• [Your objective] Leave the pictures out and quote every line from the start of the listing to the line with "0.0284, 0.0263, 0.027]", inclusive.

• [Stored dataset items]

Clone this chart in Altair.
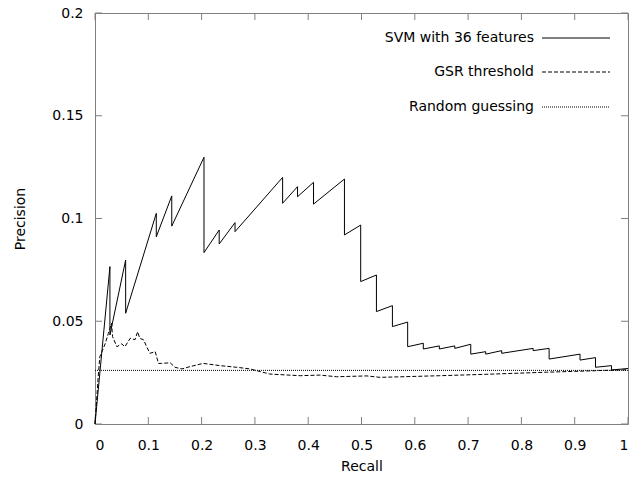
import altair as alt
import pandas as pd

# ---- data ----
svm_x = [0, 0.028, 0.028, 0.0575, 0.0575, 0.115, 0.115, 0.144, 0.144, 0.2045, 0.2045,
         0.233, 0.233, 0.2627, 0.2627, 0.352, 0.352, 0.380, 0.380, 0.41, 0.41, 0.468,
         0.468, 0.4985, 0.4985, 0.528, 0.528, 0.558, 0.558, 0.5866, 0.5866, 0.616,
         0.616, 0.646, 0.646, 0.675, 0.675, 0.705, 0.705, 0.733, 0.733, 0.763, 0.763,
         0.822, 0.822, 0.852, 0.852, 0.91, 0.91, 0.939, 0.939, 0.969, 0.969, 1.0]
svm_y = [0, 0.0766, 0.0433, 0.0798, 0.0539, 0.1025, 0.0911, 0.111, 0.0963, 0.1298, 0.0834,
         0.0944, 0.0876, 0.098, 0.0936, 0.12, 0.1074, 0.1155, 0.1106, 0.1176, 0.107, 0.1192,
         0.092, 0.0968, 0.0693, 0.0725, 0.0547, 0.0576, 0.0474, 0.0496, 0.0376, 0.0393,
         0.0365, 0.038, 0.0365, 0.038, 0.0368, 0.0388, 0.034, 0.0352, 0.034, 0.0357, 0.0344,
         0.0368, 0.0357, 0.0368, 0.0316, 0.034, 0.0311, 0.0323, 0.0276, 0.0284, 0.0263, 0.027]

gsr_x = [0, 0.006, 0.009, 0.019, 0.025, 0.031, 0.033, 0.041, 0.05, 0.056, 0.066, 0.075,
         0.08, 0.084, 0.091, 0.097, 0.103, 0.113, 0.119, 0.125, 0.141, 0.150, 0.163, 0.178,
         0.203, 0.2345, 0.266, 0.291, 0.31, 0.328, 0.385, 0.422, 0.453, 0.51, 0.535, 0.647,
         0.747, 0.847, 0.947, 1.0]
gsr_y = [0, 0.023, 0.0327, 0.039, 0.044, 0.049, 0.0425, 0.0376, 0.039, 0.0376, 0.0417, 0.041,
         0.0449, 0.0417, 0.041, 0.0376, 0.0344, 0.0352, 0.0295, 0.0295, 0.0298, 0.0276, 0.0268,
         0.0279, 0.0295, 0.0284, 0.0276, 0.0268, 0.0255, 0.0243, 0.0235, 0.0238, 0.023, 0.0234,
         0.0227, 0.0235, 0.0243, 0.0252, 0.026, 0.0264]

random_x = [0, 1]
random_y = [0.0261, 0.0261]

x_ticks = [0, 0.1, 0.2, 0.3, 0.4, 0.5, 0.6, 0.7, 0.8, 0.9, 1]
y_ticks = [0, 0.05, 0.1, 0.15, 0.2]
series_labels = ["SVM with 36 features", "GSR threshold", "Random guessing"]

# ---- layout ----
W, H = 533, 411
FONT = "DejaVu Sans"
GRAY = "#808080"
TICK = 7

xs = alt.Scale(domain=[0, 1], nice=False, zero=False)
ys = alt.Scale(domain=[0, 0.2], nice=False, zero=False)
xaxis = alt.Axis(values=x_ticks, format="~g", ticks=False, domain=False, grid=False,
                 labelPadding=14, title="Recall", titlePadding=7)
yaxis = alt.Axis(values=y_ticks, format="~g", ticks=False, domain=False, grid=False,
                 labelPadding=12, title="Precision", titlePadding=24)

X = lambda f: alt.X(f"{f}:Q", scale=xs, axis=xaxis)
Y = lambda f: alt.Y(f"{f}:Q", scale=ys, axis=yaxis)

svm_df = pd.DataFrame({"x": svm_x, "y": svm_y, "o": range(len(svm_x))})
gsr_df = pd.DataFrame({"x": gsr_x, "y": gsr_y, "o": range(len(gsr_x))})
rnd_df = pd.DataFrame({"x": random_x, "y": random_y, "o": range(len(random_x))})
xt_df = pd.DataFrame({"x": x_ticks})
yt_df = pd.DataFrame({"y": y_ticks})

rnd_line = alt.Chart(rnd_df).mark_line(color="black", strokeWidth=1, strokeDash=[1, 1]).encode(
    x=X("x"), y=Y("y"), order="o:Q")
gsr_line = alt.Chart(gsr_df).mark_line(color="black", strokeWidth=1, strokeDash=[4, 2]).encode(
    x=X("x"), y=Y("y"), order="o:Q")
svm_line = alt.Chart(svm_df).mark_line(color="black", strokeWidth=1).encode(
    x=X("x"), y=Y("y"), order="o:Q")

tick_b = alt.Chart(xt_df).mark_rule(color=GRAY).encode(
    x=X("x"), y=alt.value(H), y2=alt.value(H - TICK))
tick_t = alt.Chart(xt_df).mark_rule(color=GRAY).encode(
    x=X("x"), y=alt.value(0), y2=alt.value(TICK))
tick_l = alt.Chart(yt_df).mark_rule(color=GRAY).encode(
    y=Y("y"), x=alt.value(0), x2=alt.value(TICK))
tick_r = alt.Chart(yt_df).mark_rule(color=GRAY).encode(
    y=Y("y"), x=alt.value(W), x2=alt.value(W - TICK))

# legend (gnuplot style: label on the left, sample on the right)
leg_rows = [25, 59, 94]
leg_dash = [None, [4, 2], [1, 1]]
legend_layers = []
for lab, yy, dash in zip(series_labels, leg_rows, leg_dash):
    d = pd.DataFrame({"label": [lab]})
    legend_layers.append(
        alt.Chart(d).mark_text(align="right", baseline="middle", font=FONT, fontSize=14,
                               color="black").encode(
            text="label:N", x=alt.value(439), y=alt.value(yy)))
    kw = dict(color="black", strokeWidth=1)
    if dash:
        kw["strokeDash"] = dash
    legend_layers.append(
        alt.Chart(d).mark_rule(**kw).encode(
            x=alt.value(447), x2=alt.value(515), y=alt.value(yy)))

chart = alt.layer(
    tick_b, tick_t, tick_l, tick_r, rnd_line, gsr_line, svm_line, *legend_layers
).properties(
    width=W, height=H,
    autosize=alt.AutoSizeParams(type="none"),
    padding={"left": 87, "top": 5, "right": 3, "bottom": 48},
).configure_view(
    stroke=GRAY, strokeWidth=1
).configure_axis(
    labelFont=FONT, labelFontSize=14, labelColor="black",
    titleFont=FONT, titleFontSize=14, titleColor="black", titleFontWeight="normal"
)

chart.save("out.html", embed_options={"renderer": "svg", "actions": False})
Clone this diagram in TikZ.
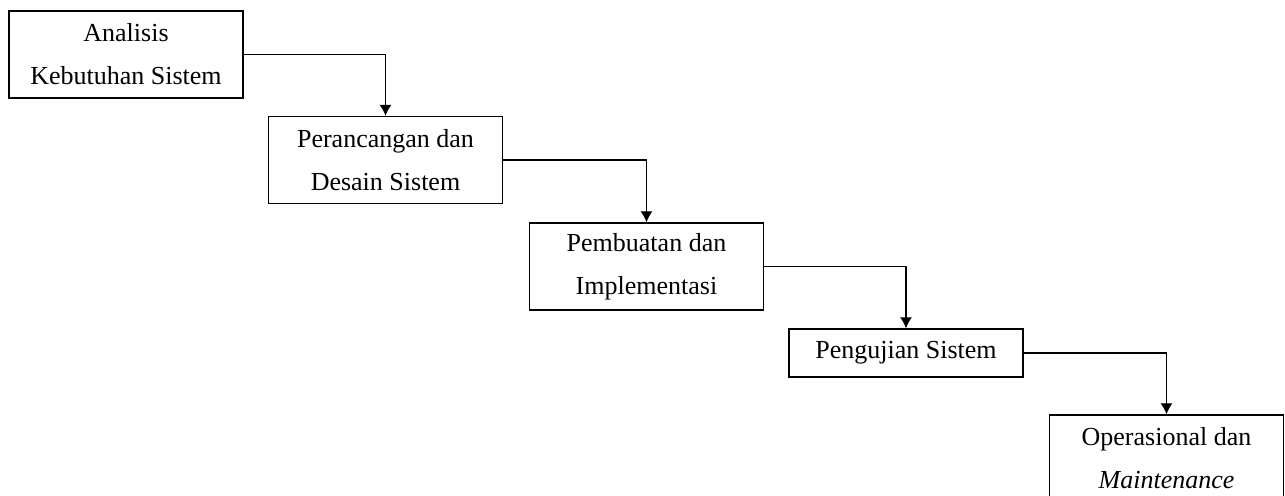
\documentclass[tikz,border=0pt]{standalone}
\usepackage{fontspec}
\setmainfont{Liberation Serif}
\usetikzlibrary{arrows.meta}

\begin{document}
\begin{tikzpicture}[x=0.5pt, y=-0.5pt,
		tahap/.style={draw, line width=0.7pt, minimum width=117pt, minimum height=43.5pt, inner sep=0pt, align=center, font=\fontsize{13}{21.5}\selectfont},
		alur/.style={line width=0.6pt, -{Latex[length=5.5pt,width=6pt]}}]
			%%%%% START %%%%%
			
			\useasboundingbox (0, 0) rectangle (1285, 495);
			
			\node[tahap] (analisis) at (126, 54.5) {Analisis\\Kebutuhan Sistem};
			\node[tahap] (desain) at (385.5, 160) {Perancangan dan\\Desain Sistem};
			\node[tahap] (implementasi) at (646.5, 266.5) {Pembuatan dan\\Implementasi};
			\node[tahap, minimum height=24pt] (pengujian) at (906, 353) {Pengujian Sistem};
			\node[tahap] (operasional) at (1166.5, 458.5) {Operasional dan\\\textit{Maintenance}};
			
			\draw[alur] (analisis.east) -| (desain.north);
			\draw[alur] (desain.east) -| (implementasi.north);
			\draw[alur] (implementasi.east) -| (pengujian.north);
			\draw[alur] (pengujian.east) -| (operasional.north);
			
			%%%%% END %%%%%
		\end{tikzpicture}
\end{document}
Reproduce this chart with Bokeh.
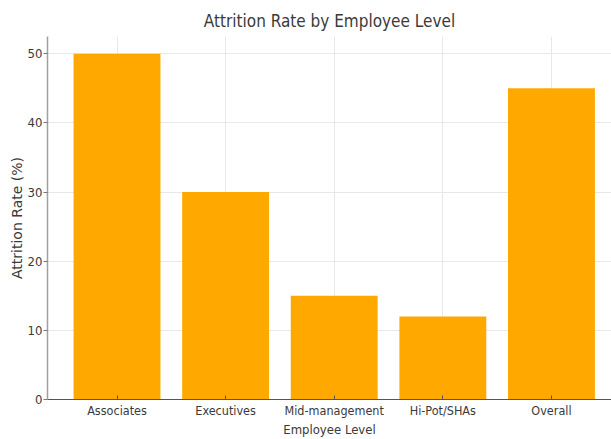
from bokeh.plotting import figure
from bokeh.models import Range1d, FixedTicker, ColumnDataSource
from bokeh.embed import file_html
from bokeh.resources import INLINE

# Attrition rate (%) for each employee level
categories = ["Associates", "Executives", "Mid-management", "Hi-Pot/SHAs", "Overall"]
attrition_rate = [50, 30, 15, 12, 45]
y_ticks = [0, 10, 20, 30, 40, 50]

x_pos = list(range(len(categories)))
source = ColumnDataSource(dict(x=x_pos, rate=attrition_rate, level=categories))

NARROW = "DejaVu Sans Condensed, DejaVu Sans"
FONT = "DejaVu Sans"
TEXT = "#3a3a3a"

p = figure(
    width=611, height=439,
    output_backend="svg", toolbar_location=None,
    x_range=Range1d(-0.64, 4.553), y_range=Range1d(0, 52.5),
    title="Attrition Rate by Employee Level",
    min_border_left=47, min_border_right=0,
    min_border_top=36, min_border_bottom=39,
)
p.outline_line_color = None
p.background_fill_color = "white"
p.border_fill_color = "white"

p.title.align = "center"
p.title.text_font = NARROW
p.title.text_font_size = "17px"
p.title.text_font_style = "normal"
p.title.text_color = TEXT
p.title.standoff = 12

p.vbar(x="x", top="rate", width=0.8, source=source,
       fill_color="#ffa800", line_color=None)

# x axis: one tick per employee level
p.xaxis.ticker = FixedTicker(ticks=x_pos)
p.xaxis.major_label_overrides = {i: c for i, c in zip(x_pos, categories)}
p.xaxis.axis_label = "Employee Level"
p.xaxis.major_tick_in = 4
p.xaxis.major_tick_out = 0
p.xaxis.minor_tick_line_color = None
p.xaxis.axis_line_color = "#555555"
p.xaxis.axis_line_width = 1.2
p.xaxis.major_tick_line_color = "#555555"
p.xaxis.major_label_standoff = 3
p.xaxis.major_label_text_font = NARROW
p.xaxis.major_label_text_font_size = "12.5px"
p.xaxis.axis_label_text_font = NARROW
p.xaxis.axis_label_text_font_size = "13px"
p.xaxis.axis_label_standoff = 1

# y axis
p.yaxis.ticker = FixedTicker(ticks=y_ticks)
p.yaxis.axis_label = "Attrition Rate (%)"
p.yaxis.major_tick_in = 0
p.yaxis.major_tick_out = 4
p.yaxis.minor_tick_line_color = None
p.yaxis.axis_line_color = "#a0a0a0"
p.yaxis.axis_line_width = 1.5
p.yaxis.major_tick_line_color = "#777777"
p.yaxis.major_label_standoff = 1
p.yaxis.major_label_text_font = NARROW
p.yaxis.major_label_text_font_size = "13px"
p.yaxis.axis_label_text_font = FONT
p.yaxis.axis_label_text_font_size = "14px"
p.yaxis.axis_label_standoff = 0

for ax in (p.xaxis, p.yaxis):
    ax.major_label_text_color = TEXT
    ax.axis_label_text_font_style = "normal"
    ax.axis_label_text_color = TEXT

p.xgrid.ticker = FixedTicker(ticks=x_pos)
p.ygrid.ticker = FixedTicker(ticks=y_ticks)
p.grid.grid_line_color = "#e8e8e8"
p.grid.grid_line_width = 1

open("out.html", "w").write(file_html(p, INLINE))
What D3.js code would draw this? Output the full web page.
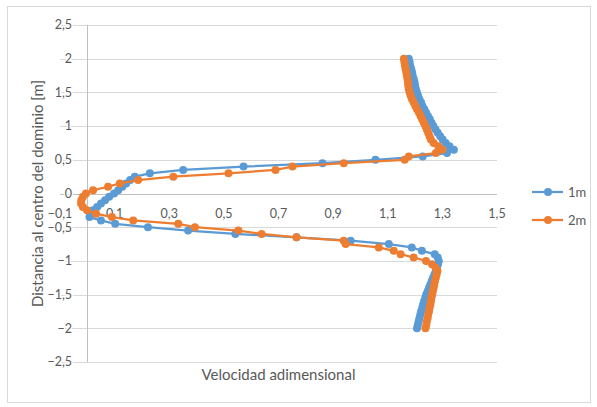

• [Output of the task]
Clone this chart in Altair.
import altair as alt
import pandas as pd

# ---- data ----
svm_x = [0, 0.028, 0.028, 0.0575, 0.0575, 0.115, 0.115, 0.144, 0.144, 0.2045, 0.2045,
         0.233, 0.233, 0.2627, 0.2627, 0.352, 0.352, 0.380, 0.380, 0.41, 0.41, 0.468,
         0.468, 0.4985, 0.4985, 0.528, 0.528, 0.558, 0.558, 0.5866, 0.5866, 0.616,
         0.616, 0.646, 0.646, 0.675, 0.675, 0.705, 0.705, 0.733, 0.733, 0.763, 0.763,
         0.822, 0.822, 0.852, 0.852, 0.91, 0.91, 0.939, 0.939, 0.969, 0.969, 1.0]
svm_y = [0, 0.0766, 0.0433, 0.0798, 0.0539, 0.1025, 0.0911, 0.111, 0.0963, 0.1298, 0.0834,
         0.0944, 0.0876, 0.098, 0.0936, 0.12, 0.1074, 0.1155, 0.1106, 0.1176, 0.107, 0.1192,
         0.092, 0.0968, 0.0693, 0.0725, 0.0547, 0.0576, 0.0474, 0.0496, 0.0376, 0.0393,
         0.0365, 0.038, 0.0365, 0.038, 0.0368, 0.0388, 0.034, 0.0352, 0.034, 0.0357, 0.0344,
         0.0368, 0.0357, 0.0368, 0.0316, 0.034, 0.0311, 0.0323, 0.0276, 0.0284, 0.0263, 0.027]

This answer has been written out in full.